Another Town in Search of a Solution

Fifty years ago, the city of Albion, Mich., was home to 15,000 people, many of them employed by nearby foundries. The town lays claim as home to the first Mother’s Day celebration and the children’s sport of tee ball. Detroit-based gangsters were known to frequent the balcony at the local theater. The factories began to close in the late ’60s, and within 50 years the last foundry had shut down. Then the hospital closed, and the schools were absorbed by a neighboring district. Today the population is just half of what it once was. As in Van Wert, many of the building facades that line Albion’s red-brick main street have been superficially spruced up, but are in need of interior updates and structural repair.

The best hope for Albion may be its co-dependent relationship with Albion College, a small liberal arts school with financial problems of its own. The college needs a town with things to do if it hopes to compete for students. And the town needs students and their parents to support local business.

‘You’ve got to take the long view,” says Albion’s Caroline Hurteau. “Because the cost of getting started is still really high.”

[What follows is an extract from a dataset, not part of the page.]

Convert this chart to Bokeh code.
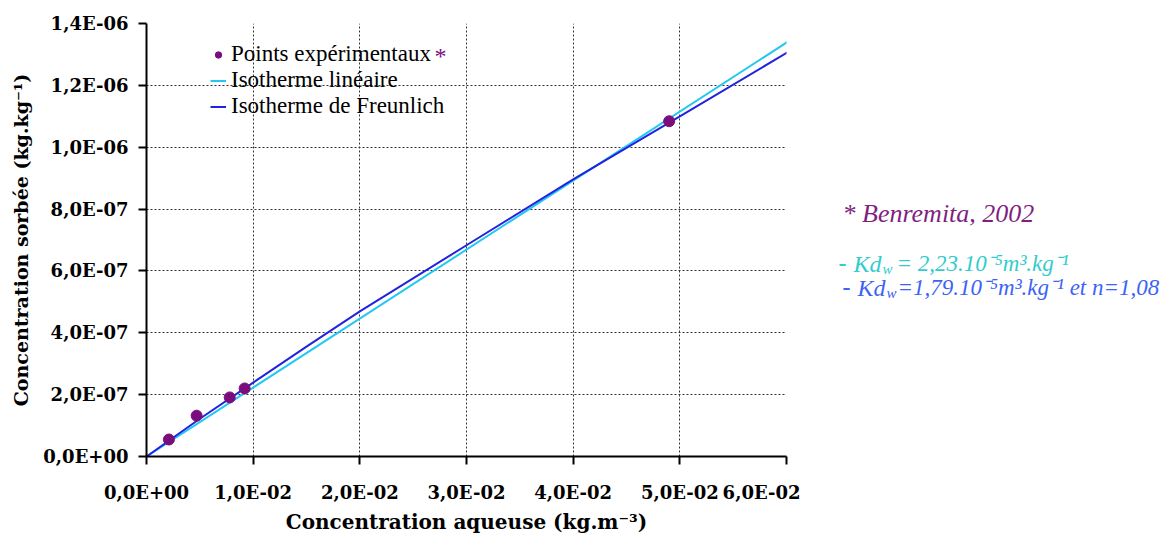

Six years ago, the college and members of the community joined forces and formed the Albion Reinvestment Corporation (ACR), a nonprofit focused on the revitalization of the commercial corridor, and now the largest downtown property owner. Local businessman and ACR President Bill Dobbins graduated from the college in 1974 and practiced medicine in the community until 2003. He and his family own property in town that they recently renovated and restored to its 1852 appearance. A bakery, store, coworking space and marketing arm of the family business occupy the ground floor with loft apartments upstairs. “That building was our first project,” says Caroline Hurteau, who is Bill Dobbins’ daughter and the company’s special projects manager. “We’re investing in a place that we love.”

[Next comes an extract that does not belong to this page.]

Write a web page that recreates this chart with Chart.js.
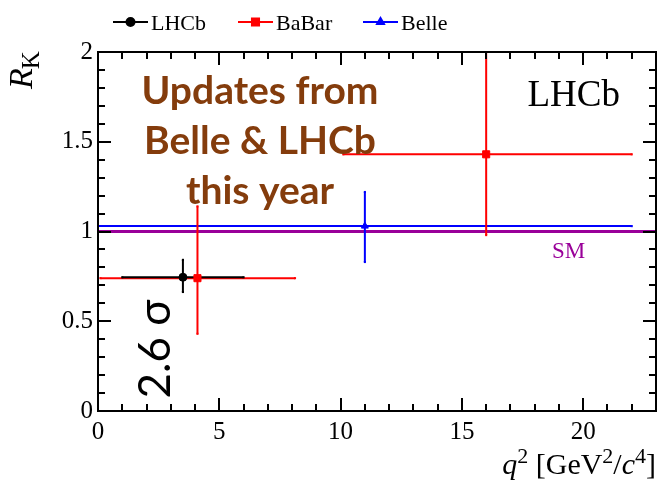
<!DOCTYPE html>
<html lang="en">
<head>
    <meta charset="UTF-8">
    <title>R_K vs q2</title>
    <script src="https://cdn.jsdelivr.net/npm/chart.js"></script>
    <style>
        html, body { margin: 0; padding: 0; background: #fff; }
        #wrap { width: 662px; height: 486px; }
    </style>
</head>
<body>
    <div id="wrap"><canvas id="chart" width="662" height="486"></canvas></div>

    <script>
        // experiments
        const series = ['LHCb', 'BaBar', 'Belle'];
        const seriesColors = ['#000000', '#ff0000', '#0000ff'];
        const seriesMarkers = ['circle', 'rect', 'triangle'];

        // LHCb
        const lhcbQ2 = [3.5];
        const lhcbQ2Lo = [1.0];
        const lhcbQ2Hi = [6.0];
        const lhcbRK = [0.745];
        const lhcbRKLo = [0.663];
        const lhcbRKHi = [0.842];

        // BaBar
        const babarQ2 = [4.1, 16.0];
        const babarQ2Lo = [0.1, 10.11];
        const babarQ2Hi = [8.12, 22.0];
        const babarRK = [0.74, 1.43];
        const babarRKLo = [0.43, 0.98];
        const babarRKHi = [1.14, 2.08];

        // Belle
        const belleQ2 = [11.0];
        const belleQ2Lo = [0.0];
        const belleQ2Hi = [22.0];
        const belleRK = [1.03];
        const belleRKLo = [0.83];
        const belleRKHi = [1.22];

        // standard model
        const smValue = 1.0;
        const q2Range = [0, 23];
        const rkRange = [0, 2];
        const xMajorTicks = [0, 5, 10, 15, 20];
        const yMajorTicks = [0, 0.5, 1, 1.5, 2];

        const SERIF = "'Liberation Serif'";
        const SANS = 'Lato';

        Chart.defaults.font.family = SERIF;

        // error bars as line segments separated by gaps
        function errorSegments(q2, q2Lo, q2Hi, rk, rkLo, rkHi) {
            const pts = [];
            q2.forEach((q, i) => {
                pts.push({x: q2Lo[i], y: rk[i]}, {x: q2Hi[i], y: rk[i]}, {x: q, y: null});
                pts.push({x: q, y: rkLo[i]}, {x: q, y: rkHi[i]}, {x: q, y: null});
            });
            return pts;
        }

        function points(q2, rk) {
            return q2.map((q, i) => ({x: q, y: rk[i]}));
        }

        const allData = [
            [lhcbQ2, lhcbQ2Lo, lhcbQ2Hi, lhcbRK, lhcbRKLo, lhcbRKHi],
            [babarQ2, babarQ2Lo, babarQ2Hi, babarRK, babarRKLo, babarRKHi],
            [belleQ2, belleQ2Lo, belleQ2Hi, belleRK, belleRKLo, belleRKHi]
        ];

        const datasets = [];
        allData.forEach((d, i) => {
            datasets.push({
                label: series[i],
                data: points(d[0], d[3]),
                pointStyle: seriesMarkers[i],
                pointRadius: i === 1 ? 5 : 4,
                backgroundColor: seriesColors[i],
                borderColor: seriesColors[i],
                borderWidth: 1,
                showLine: false
            });
        });
        allData.forEach((d, i) => {
            datasets.push({
                label: series[i] + ' err',
                data: errorSegments(...d),
                showLine: true,
                spanGaps: false,
                borderColor: seriesColors[i],
                backgroundColor: seriesColors[i],
                borderWidth: 2,
                pointStyle: 'rect',
                pointRadius: 1.5,
                pointBorderWidth: 0
            });
        });
        datasets.push({
            label: 'SM',
            data: [{x: q2Range[0], y: smValue}, {x: q2Range[1], y: smValue}],
            showLine: true,
            borderColor: '#990099',
            borderWidth: 3,
            pointRadius: 0
        });

        function isMajor(v, list) {
            return list.some(m => Math.abs(m - v) < 1e-6);
        }

        // frame, inward ticks and all the text
        const decorate = {
            id: 'decorate',
            afterDraw(chart) {
                const {ctx, chartArea: a, scales: {x, y}} = chart;
                ctx.save();
                ctx.strokeStyle = '#000';
                ctx.lineWidth = 2;
                ctx.strokeRect(a.left, a.top, a.right - a.left, a.bottom - a.top);

                ctx.beginPath();
                x.ticks.forEach(t => {
                    if (t.value <= q2Range[0] || t.value >= q2Range[1]) return;
                    const px = Math.round(x.getPixelForValue(t.value));
                    const len = isMajor(t.value, xMajorTicks) ? 13 : 7;
                    ctx.moveTo(px, a.bottom); ctx.lineTo(px, a.bottom - len);
                    ctx.moveTo(px, a.top); ctx.lineTo(px, a.top + len);
                });
                y.ticks.forEach(t => {
                    if (t.value <= rkRange[0] + 1e-6 || t.value >= rkRange[1] - 1e-6) return;
                    const py = Math.round(y.getPixelForValue(t.value));
                    const len = isMajor(t.value, yMajorTicks) ? 13 : 7;
                    ctx.moveTo(a.left, py); ctx.lineTo(a.left + len, py);
                    ctx.moveTo(a.right, py); ctx.lineTo(a.right - len, py);
                });
                ctx.stroke();

                // legend
                ctx.textAlign = 'left';
                ctx.textBaseline = 'alphabetic';
                const legX = [113, 238, 363];
                series.forEach((name, i) => {
                    const lx = legX[i], ly = 22;
                    ctx.strokeStyle = seriesColors[i];
                    ctx.lineWidth = 2;
                    ctx.beginPath();
                    ctx.moveTo(lx, ly); ctx.lineTo(lx + 35, ly);
                    ctx.stroke();
                    ctx.fillStyle = seriesColors[i];
                    Chart.helpers.drawPoint(ctx, {pointStyle: seriesMarkers[i], radius: i === 1 ? 5 : 4, borderWidth: 1}, lx + 17.5, ly);
                });
                ctx.fillStyle = '#000';
                ctx.font = '22px ' + SERIF;
                series.forEach((name, i) => {
                    ctx.fillText(name, legX[i] + 38, 30);
                });

                // experiment label
                ctx.font = '37px ' + SERIF;
                ctx.fillText('LHCb', x.getPixelForValue(17.7), y.getPixelForValue(1.7));

                // SM label
                ctx.fillStyle = '#990099';
                ctx.font = '23px ' + SERIF;
                ctx.textAlign = 'center';
                ctx.fillText('SM', x.getPixelForValue(19.4), y.getPixelForValue(0.855));

                // slide note
                ctx.fillStyle = '#843c0c';
                ctx.font = 'bold 39px ' + SANS;
                ['Updates from', 'Belle & LHCb', 'this year'].forEach((s, i) => {
                    ctx.fillText(s, 260, 104 + i * 50);
                });

                // significance
                ctx.save();
                ctx.translate(170, 349);
                ctx.rotate(-Math.PI / 2);
                ctx.fillStyle = '#000';
                ctx.font = '44px ' + SANS;
                ctx.textAlign = 'center';
                ctx.fillText('2.6 \u03c3', 0, 0);
                ctx.restore();

                // y title
                ctx.save();
                ctx.translate(32, 89);
                ctx.rotate(-Math.PI / 2);
                ctx.fillStyle = '#000';
                ctx.textAlign = 'left';
                ctx.font = 'italic 34px ' + SERIF;
                ctx.fillText('R', 0, 0);
                const rw = ctx.measureText('R').width;
                ctx.font = '25px ' + SERIF;
                ctx.fillText('K', rw - 1, 7);
                ctx.restore();

                // x title, right aligned
                const parts = [
                    ['italic 30px ' + SERIF, 'q', 0],
                    ['22px ' + SERIF, '2', -11],
                    ['30px ' + SERIF, ' [GeV', 0],
                    ['22px ' + SERIF, '2', -11],
                    ['30px ' + SERIF, '/', 0],
                    ['italic 30px ' + SERIF, 'c', 0],
                    ['22px ' + SERIF, '4', -11],
                    ['30px ' + SERIF, ']', 0]
                ];
                let total = 0;
                parts.forEach(p => { ctx.font = p[0]; total += ctx.measureText(p[1]).width; });
                let cx = a.right - total;
                ctx.textAlign = 'left';
                ctx.fillStyle = '#000';
                parts.forEach(p => {
                    ctx.font = p[0];
                    ctx.fillText(p[1], cx, 474 + p[2]);
                    cx += ctx.measureText(p[1]).width;
                });
                ctx.restore();
            }
        };

        new Chart(document.getElementById('chart'), {
            type: 'scatter',
            data: {datasets: datasets},
            options: {
                responsive: false,
                animation: false,
                events: [],
                layout: {padding: {left: 0, top: 52, right: 2, bottom: 0}},
                plugins: {legend: {display: false}, tooltip: {enabled: false}},
                scales: {
                    x: {
                        type: 'linear',
                        min: q2Range[0],
                        max: q2Range[1],
                        grid: {display: false, drawTicks: false},
                        border: {display: false},
                        ticks: {
                            stepSize: 1,
                            autoSkip: false,
                            maxRotation: 0,
                            padding: 6,
                            color: '#000',
                            font: {family: SERIF, size: 25},
                            callback: v => isMajor(v, xMajorTicks) ? String(v) : ''
                        },
                        afterFit: s => { s.height = 75; }
                    },
                    y: {
                        min: rkRange[0],
                        max: rkRange[1],
                        grid: {display: false, drawTicks: false},
                        border: {display: false},
                        ticks: {
                            stepSize: 0.1,
                            autoSkip: false,
                            padding: 5,
                            color: '#000',
                            font: {family: SERIF, size: 25},
                            callback: v => isMajor(v, yMajorTicks) ? String(Math.round(v * 10) / 10) : ''
                        },
                        afterFit: s => { s.width = 98; }
                    }
                }
            },
            plugins: [decorate]
        });
    </script>
</body>
</html>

Interested parties in Albion have had conversations with Jason Duff of Small Nation. “Albion has no unique problems,” says Hurteau. “There’s nothing here that you wouldn’t see in Bellefontaine or in any other small town. It’s all about population. Who’s investing in the community? Bringing back Main Street.”

More Than Just Buildings

Albion, Van Wert and countless other midwestern towns have good reason to look closely at Bellefontaine. Ten years ago, 80 percent of Bellefontaine’s downtown storefronts were boarded up and abandoned. Small Nation team member Bo Alexander remembers what it was like. “When I was a child, I used to hear stories about people being scared to come here.” No longer. It has become a destination. “People come from Columbus or Springfield or Lima or Dayton to enjoy restaurants and shopping, says chamber of commerce President Ben Vollrath. “I’d say close to 50 percent of sales that happen in our downtown are from non-Logan County residents.”

Built in 1913, Bellefontaine’s old post office was last used as a restaurant in the early 90s.

But even Bellefontaine is a work in progress. Small Nation has recently taken ownership of the Opera Block, a historic building that fronts the entire length of George Bartholomew’s concrete street. Long neglected but still salvageable, the elegant three-story structure has the potential to be Small Nation’s biggest project to date, with a dozen storefronts and 40,000 square feet of space. The Canby Building stands nearby, purchased by Duff in 2012. Its historic brick façade features terra cotta columns and limestone detailing. He hopes to attract a boutique hotel to the site. Two blocks west, a massive old stone post office has been empty for decades, but was recently re-roofed in anticipation of a new tenant.

“You can have the coolest buildings in the world. But you need to find a way to unlock people’s creative talent, their unique ideas, and get them paired with resources, coaching and support,” Jason Duff says. “That’s how we start rebuilding a town.”